[I wrote the following in my journal on 23 September 2009, the same day I wrote Scat.  Though I am inclined to revise it at least slightly, I present it here in its raw form to see what, if any, response in engenders.  Perhaps I will at some point expand it into a proper essay/article.  I couldn’t for the life of me recall the originator of the quotation to which I refer, so I finally looked it up.  ‘Twas Elbert Hubbard.]
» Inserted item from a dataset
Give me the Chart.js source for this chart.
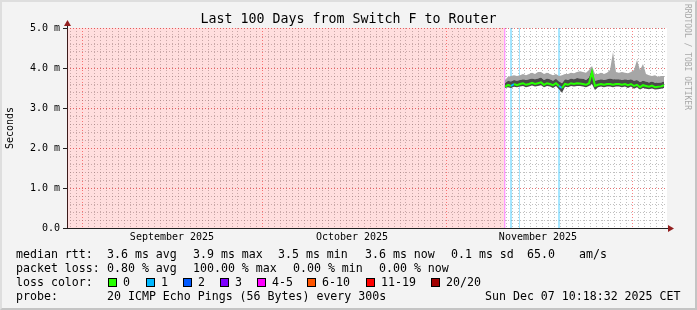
<!DOCTYPE html>
<html>
<head>
<meta charset="utf-8">
<script src="https://cdn.jsdelivr.net/npm/chart.js@4/dist/chart.umd.min.js"></script>
<style>
html, body { margin: 0; padding: 0; }
body { width: 697px; height: 310px; position: relative; background: #f3f3f3; overflow: hidden; font-family: 'DejaVu Sans Mono', monospace; }
#frame { position: absolute; left: 0; top: 0; width: 697px; height: 310px; box-sizing: border-box; border: 2px solid; border-color: #dedede #c4c4c4 #c4c4c4 #dedede; }
#chart { position: absolute; left: 0; top: 0; }
.lg { position: absolute; font-size: 11.6px; line-height: 14px; white-space: pre; color: #000; }
.box { position: absolute; width: 7px; height: 7px; border: 1px solid #000; }
#mark { position: absolute; left: 683px; top: 4px; font-size: 8px; line-height: 9px; color: #a8a8a8; writing-mode: vertical-rl; }
</style>
</head>
<body>
<div id="frame"></div>
<canvas id="chart" width="697" height="310"></canvas>
<div id="mark">RRDTOOL / TOBI OETIKER</div>
<div id="legend"></div>
<script>
// time axis is in days since the start of the 100 day window
const dataStartDay = 73;
const stepDays = 0.5;

const median = [3.53, 3.58, 3.55, 3.60, 3.57, 3.60, 3.62, 3.58, 3.60, 3.63,
  3.60, 3.62, 3.64, 3.58, 3.62, 3.60, 3.57, 3.62, 3.55, 3.50,
  3.60, 3.58, 3.62, 3.60, 3.62, 3.61, 3.60, 3.58, 3.62, 3.90,
  3.55, 3.58, 3.60, 3.58, 3.60, 3.60, 3.58, 3.60, 3.60, 3.58,
  3.60, 3.57, 3.60, 3.55, 3.58, 3.52, 3.57, 3.55, 3.53, 3.56,
  3.52, 3.53, 3.54, 3.57];
const smokeMin = [3.50, 3.52, 3.50, 3.53, 3.52, 3.54, 3.55, 3.52, 3.54, 3.56,
  3.54, 3.55, 3.57, 3.52, 3.55, 3.54, 3.50, 3.55, 3.47, 3.38,
  3.53, 3.52, 3.55, 3.54, 3.55, 3.55, 3.54, 3.52, 3.55, 3.60,
  3.45, 3.52, 3.54, 3.52, 3.54, 3.54, 3.52, 3.54, 3.54, 3.52,
  3.54, 3.50, 3.54, 3.48, 3.52, 3.46, 3.50, 3.48, 3.47, 3.49,
  3.46, 3.47, 3.48, 3.50];
const smokeUpper = [3.62, 3.68, 3.66, 3.70, 3.68, 3.70, 3.72, 3.70, 3.72, 3.74,
  3.72, 3.74, 3.76, 3.70, 3.74, 3.72, 3.68, 3.73, 3.66, 3.62,
  3.72, 3.70, 3.74, 3.72, 3.75, 3.74, 3.73, 3.70, 3.76, 3.98,
  3.68, 3.70, 3.72, 3.70, 3.72, 3.74, 3.72, 3.72, 3.72, 3.70,
  3.72, 3.70, 3.72, 3.68, 3.70, 3.65, 3.68, 3.66, 3.64, 3.66,
  3.63, 3.63, 3.64, 3.66];
const smokeMax = [3.70, 3.78, 3.80, 3.82, 3.80, 3.82, 3.85, 3.82, 3.85, 3.88,
  3.85, 3.90, 3.90, 3.85, 3.88, 3.85, 3.82, 3.85, 3.80, 3.82,
  3.85, 3.85, 3.88, 3.87, 3.90, 3.92, 3.90, 3.88, 3.95, 4.05,
  3.85, 3.85, 3.88, 3.85, 3.88, 3.95, 4.40, 3.90, 3.88, 3.90,
  3.88, 3.87, 3.90, 3.95, 4.20, 3.95, 4.10, 3.85, 3.82, 3.80,
  3.82, 3.78, 3.80, 3.80];
const lossClass = [0, 0, 1, 0, 0, 0, 0, 0, 0, 0,
  0, 0, 0, 0, 0, 0, 0, 0, 1, 0,
  0, 0, 0, 0, 0, 0, 0, 0, 0, 0,
  0, 0, 0, 0, 0, 0, 0, 0, 0, 0,
  0, 0, 0, 0, 0, 0, 0, 0, 0, 0,
  0, 0, 0, 0];

// loss background spans: [startDay, endDay, loss class]
const lossSpans = [[0, 72.83, 7], [72.83, 73.1, 4], [73.83, 74.17, 1], [75.33, 75.5, 1], [81.83, 82.17, 1]];

const lossLabels = ['0', '1', '2', '3', '4-5', '6-10', '11-19', '20/20'];
const lossColors = ['#26ff00', '#00b8ff', '#0059ff', '#7e00ff', '#ff00ff', '#ff5500', '#ff0000', '#a10000'];

const monthLabels = ['September 2025', 'October 2025', 'November 2025'];
const monthLabelDays = [17.5, 47.5, 78.5];
const monthStartDays = [2.5, 32.5, 63.33, 94.33];

const rttStats = ['3.6 ms avg', '3.9 ms max', '3.5 ms min', '3.6 ms now', '0.1 ms sd', '65.0', 'am/s'];
const lossStats = ['0.80 % avg', '100.00 % max', '0.00 % min', '0.00 % now'];
const probeText = '20 ICMP Echo Pings (56 Bytes) every 300s';
const stampText = 'Sun Dec 07 10:18:32 2025 CET';

const lossBg = { 1: 'rgba(0,184,255,0.35)', 4: 'rgba(255,0,255,0.4)', 7: 'rgba(255,0,0,0.13)' };

const pts = arr => arr.map((v, i) => ({ x: dataStartDay + i * stepDays, y: v }));

function dayGrid() {
  const out = [];
  for (let d = monthStartDays[0] - 1; d > 0; d -= 1) out.push(d);
  monthStartDays.forEach((m, i) => {
    const next = i + 1 < monthStartDays.length ? monthStartDays[i + 1] : 100;
    for (let d = m + 1; d < next - 0.01; d += 1) out.push(d);
  });
  return out;
}

const datasets = [
  {
    data: pts(median), borderWidth: 2, pointRadius: 0, fill: false, order: 0,
    borderColor: lossColors[0],
    segment: { borderColor: c => lossColors[lossClass[c.p0DataIndex]] }
  },
  { data: pts(smokeMin), borderWidth: 0, pointRadius: 0, fill: false, order: 3 },
  { data: pts(smokeUpper), borderWidth: 0, pointRadius: 0, fill: '-1', backgroundColor: '#4a4a4a', order: 2 },
  { data: pts(smokeMax), borderWidth: 0, pointRadius: 0, fill: '-1', backgroundColor: '#a6a6a6', order: 2 }
];
lossSpans.forEach(s => {
  datasets.push({
    data: [{ x: s[0], y: 5 }, { x: s[1], y: 5 }],
    borderWidth: 0, pointRadius: 0, fill: 'origin',
    backgroundColor: lossBg[s[2]], order: 10
  });
});

const minorGrid = 'rgba(130,130,130,0.5)';
const majorGrid = 'rgba(245,79,79,0.7)';
const axisColor = '#202020';

const canvasBg = {
  id: 'canvasBg',
  beforeDraw(chart) {
    const { ctx, chartArea: a } = chart;
    ctx.save();
    ctx.fillStyle = '#ffffff';
    ctx.fillRect(a.left, a.top, a.right - a.left, a.bottom - a.top);
    ctx.restore();
  }
};

const arrows = {
  id: 'arrows',
  afterDraw(chart) {
    const { ctx, chartArea: a } = chart;
    const x0 = Math.round(a.left) + 0.5;
    const y0 = Math.round(a.bottom) + 0.5;
    ctx.save();
    ctx.strokeStyle = axisColor;
    ctx.lineWidth = 1;
    ctx.beginPath();
    ctx.moveTo(x0, a.top);
    ctx.lineTo(x0, a.top - 3);
    ctx.moveTo(a.right, y0);
    ctx.lineTo(a.right + 2, y0);
    ctx.stroke();
    ctx.fillStyle = '#921f1f';
    ctx.beginPath();
    ctx.moveTo(x0, a.top - 8);
    ctx.lineTo(x0 - 3.5, a.top - 2);
    ctx.lineTo(x0 + 3.5, a.top - 2);
    ctx.closePath();
    ctx.fill();
    ctx.beginPath();
    ctx.moveTo(a.right + 7, y0);
    ctx.lineTo(a.right + 1, y0 - 3.5);
    ctx.lineTo(a.right + 1, y0 + 3.5);
    ctx.closePath();
    ctx.fill();
    ctx.restore();
  }
};

Chart.defaults.font.family = 'DejaVu Sans Mono';
Chart.defaults.color = '#000';

new Chart(document.getElementById('chart'), {
  type: 'line',
  data: { datasets },
  plugins: [canvasBg, arrows],
  options: {
    responsive: false,
    animation: false,
    events: [],
    layout: { padding: 0 },
    plugins: {
      legend: { display: false },
      tooltip: { enabled: false },
      title: {
        display: true,
        text: 'Last 100 Days from Switch F to Router',
        color: '#000',
        font: { size: 13.3, weight: 'normal', lineHeight: '16px' },
        padding: { top: 12, bottom: 0 }
      }
    },
    scales: {
      x: {
        type: 'linear', min: 0, max: 100, position: 'bottom',
        afterBuildTicks: s => { s.ticks = monthLabelDays.map(v => ({ value: v })); },
        ticks: { autoSkip: false, maxRotation: 0, padding: 3, font: { size: 10 }, color: '#000', callback: (v, i) => monthLabels[i] },
        grid: { display: false, drawTicks: false },
        border: { display: true, color: axisColor, width: 1 },
        afterFit: s => { s.height = 82; }
      },
      y: {
        type: 'linear', min: 0, max: 5, position: 'left',
        ticks: { stepSize: 1, padding: 3, font: { size: 10 }, color: '#000', callback: v => v === 0 ? '0.0' : v.toFixed(1) + ' m' },
        grid: { drawOnChartArea: false, drawTicks: true, tickLength: 4, tickColor: axisColor },
        border: { color: axisColor, width: 1 },
        title: { display: true, text: 'Seconds', color: '#000', font: { size: 10 }, padding: { top: 4.5, bottom: 0 } },
        afterFit: s => { s.width = 67; }
      },
      xMinor: {
        type: 'linear', min: 0, max: 100, position: 'bottom',
        afterBuildTicks: s => { s.ticks = dayGrid().map(v => ({ value: v })); },
        ticks: { display: false },
        grid: { color: minorGrid, drawTicks: false },
        border: { display: false, dash: [1, 2] },
        afterFit: s => { s.height = 0; }
      },
      xMajor: {
        type: 'linear', min: 0, max: 100, position: 'bottom',
        afterBuildTicks: s => { s.ticks = monthStartDays.map(v => ({ value: v })); },
        ticks: { display: false },
        grid: { color: majorGrid, drawTicks: false },
        border: { display: false, dash: [1, 2] },
        afterFit: s => { s.height = 0; }
      },
      yMinor: {
        type: 'linear', min: 0, max: 5, position: 'left',
        ticks: { display: false, stepSize: 0.2 },
        grid: { color: minorGrid, drawTicks: false },
        border: { display: false, dash: [1, 2] },
        afterFit: s => { s.width = 0; }
      },
      yMajor: {
        type: 'linear', min: 0, max: 5, position: 'left',
        ticks: { display: false, stepSize: 1 },
        grid: { color: majorGrid, drawTicks: false },
        border: { display: false, dash: [1, 2] },
        afterFit: s => { s.width = 0; }
      },
      yPad: {
        type: 'linear', position: 'right',
        ticks: { display: false },
        grid: { display: false },
        border: { display: false },
        afterFit: s => { s.width = 30; }
      }
    }
  }
});

// legend block under the graph
const legend = document.getElementById('legend');
function text(x, cy, str) {
  const d = document.createElement('div');
  d.className = 'lg';
  d.style.left = x + 'px';
  d.style.top = (cy - 7) + 'px';
  d.textContent = str;
  legend.appendChild(d);
}
const rttX = [107, 193, 278, 365, 451, 527, 579];
const lossX = [107, 193, 293, 379];
const boxX = [108, 146, 183, 220, 257, 307, 366, 431];

text(16, 254, 'median rtt:');
rttStats.forEach((s, i) => text(rttX[i], 254, s));
text(16, 268, 'packet loss:');
lossStats.forEach((s, i) => text(lossX[i], 268, s));
text(16, 282, 'loss color:');
lossLabels.forEach((s, i) => {
  const b = document.createElement('div');
  b.className = 'box';
  b.style.left = boxX[i] + 'px';
  b.style.top = '278px';
  b.style.background = lossColors[i];
  legend.appendChild(b);
  text(boxX[i] + 15, 282, s);
});
text(16, 296, 'probe:');
text(107, 296, probeText);
text(485, 296, stampText);
</script>
</body>
</html>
Somebody somewhat famous said something like “Never explain.  Your friends don’t need it and your enemies won’t believe you anyway.”  Excrement!  A little explanation can avoid a huge amount of misunderstanding.  I agree we (especially as artists) shouldn’t feel we have to explain everything all the time.  Sometimes explanations are antithetical to art.  And most things defy explanation, at least on some level.  I won’t say “Never say never,” lest I contradict myself, but I will say “Never explain” is a quasi-mindless roadblock to clarity and an illegitimate excuse to perpetuate confusion.  Ambiguity often enhances art — but it also often weakens art and enhances misunderstanding.  And if the person who first said “Never explain” really meant or believed it, he wouldn’t have found it necessary to add “Your friends don’t need it and your enemies won’t believe you anyway.”  His statement not only contradicts its own certainty by explaining itself, it also falsely assumes that everyone is either a friend or an enemy, falsely assumes there is always a clear delineation of the two, and falsely assumes that no person has been or can be swayed at any time by a rational, impassioned and/or intelligent explanation.  Never explain?  Excrement!